= Ray L. Reagan =

American judge

Ray Lawrence Reagan (August 23, 1921 – March 24, 1978) was the Sevier County, Tennessee, county judge from 1958 until his death in 1978.

Reagan was the first of 10 children born to Lawrence Clifford Reagan and Neva Householder Reagan. He was born, raised, and lived his entire life in the Sevier County community of Dupont. He attended Harrison-Chilhowee Baptist Academy and became the first member of his family to graduate from high school. During World War II, he served in the United States Army Air Forces, working as a mechanic and pilot.

Following the war, Ray Reagan returned to live in Dupont with his wife, the former Louise Ogle, and he commuted to a factory job in Knoxville. His first public office was justice of the peace, beginning in 1956. He was elected county judge in 1958, and was subsequently re-elected for 8-year terms in 1966 and 1974.

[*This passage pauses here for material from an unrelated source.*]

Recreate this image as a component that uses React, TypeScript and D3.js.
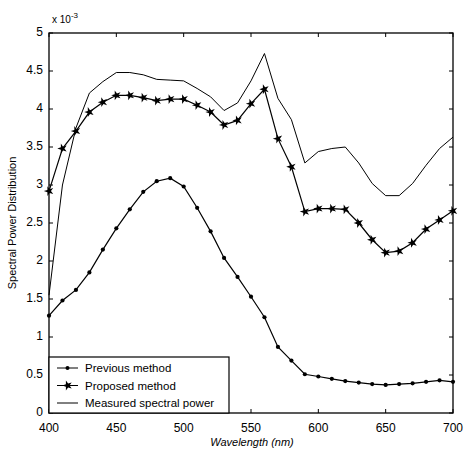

As county judge, he spearheaded efforts to attract new industry to diversify the economy of Sevier County, which previously depended on agriculture and tourism. During his tenure, the Sevier County Industrial Park was developed, a new hospital (Sevier County Medical Center) was built, the Gatlinburg–Pigeon Forge Airport was built, and the county courthouse in Sevierville was remodeled. Judge Reagan served on state commissions and advisory boards on county government.

Reagan died from cancer in 1978. Since his death, his accomplishments have been recognized by the Tennessee State Route 66/Great Smoky Mountains Parkway bridge over the French Broad River being named in his memory and the Sevier County Industrial Park being renamed the Ray L. Reagan Industrial Park.